National Geographic magazines once came with great maps. One of them detailing the Midwest states I hung over my bed in a tiny room I shared with three guys on a floating cannery offshore Togiak, Alaska.
In far-flung, gray and barren Togiak, I needed reassurance I was still somehow attached to civilization, or at least to Wisconsin.
I picked up one of the maps the other day showing the Greek and Roman empires titled, “Classical Lands of the Mediterranean.” There, south of the Greek mainland, I spotted an island, Kythira, with this inscription, “Here, Aphrodite emerged from the sea.”
No kidding. The Goddess of Love and Beauty, born of sea foam, first revealed herself to the world on this little nub of an isle south of the Greek mainland. Who knew? I certainly didn’t. I was raised by Catholics and taught to believe in a God comprised of three parts, a father, son and a Holy Ghost, of all things.
It was an upbringing bereft of shapely love goddesses washing ashore.
The map inspired me to pick up Edith Hamilton’s “Mythology,” a once best-selling overview of the myths of the ancient world. Now I’m taking great comfort in the Greeks, those old boys in togas who gave us not only the Olympics, the marathon race and the gyro sandwich, but also the stories that became our literature and poetry.
As Hamilton tells it, the Greeks devised their own worldview. They didn’t believe their gods created the earth and the universe. The Greeks took the earth and the universe as givens. Their gods were born right here. And they lived on Mount Olympus, a peak that any fit person could climb up, given a sturdy pair of sandals.
Greek gods were powerful but they weren’t omnipotent or omniscient. And they were fallible. And some of them were women. Greek gods didn’t so much rule life on Earth as they offered the Greeks an explanation of it.
Even the benevolent gods were sometimes cruel and capricious. They acted against their better judgment and they contradicted themselves.
Zeus, king of the gods and the most powerful of them, was an incurable womanizer. Hermes (who the Romans called Mercury), the messenger of the famous winged feet, was the god of commerce but also a thief. Artemis, the goddess and protector of youth, in a rash moment demanded a maiden be sacrificed before allowing the Greeks to attack Troy.
Hamilton also tells us about the Titans, ancestors of the gods who lived on Olympus, beings like Atlas, who was condemned to hold up the roof of the sky, and Prometheus, who created humans from clay and lit a torch from the sun to give us fire and keep warm.
To light a torch from the sun. That’s poetry and it’s impressive. In comparison, Christ rising from the dead seems like a cheap carnival trick.
Zeus, the bastard, was so angry about the theft of fire that he chained Prometheus to a rock.
How did it happen that so many of us got stuck with just one god, invariably a man, who we are obligated to worship and to follow all our lives just to be saved from hellfire and damnation? Plus, we are led to believe that our one god is all good but allows evil. What is up with that?

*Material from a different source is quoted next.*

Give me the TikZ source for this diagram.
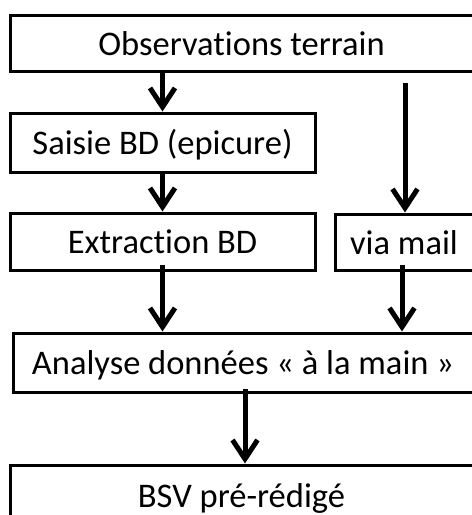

Having good gods and bad gods and ones whose moods change seems a more plausible explanation of the chaos we manage to survive.
Also, compared to the Greek ones, our god is not so interesting. If we met him at a party, we might not even talk to him.
Especially in a capitalist country, you’d think we’d be offered a selection of gods. Can you imagine a universe full of soda that was only Coke? I’m not knocking Coke but sometimes a person wants some variety.
I have just started Hamilton’s book, and she is still just introducing the gods. I can hardly wait for them to start misbehaving.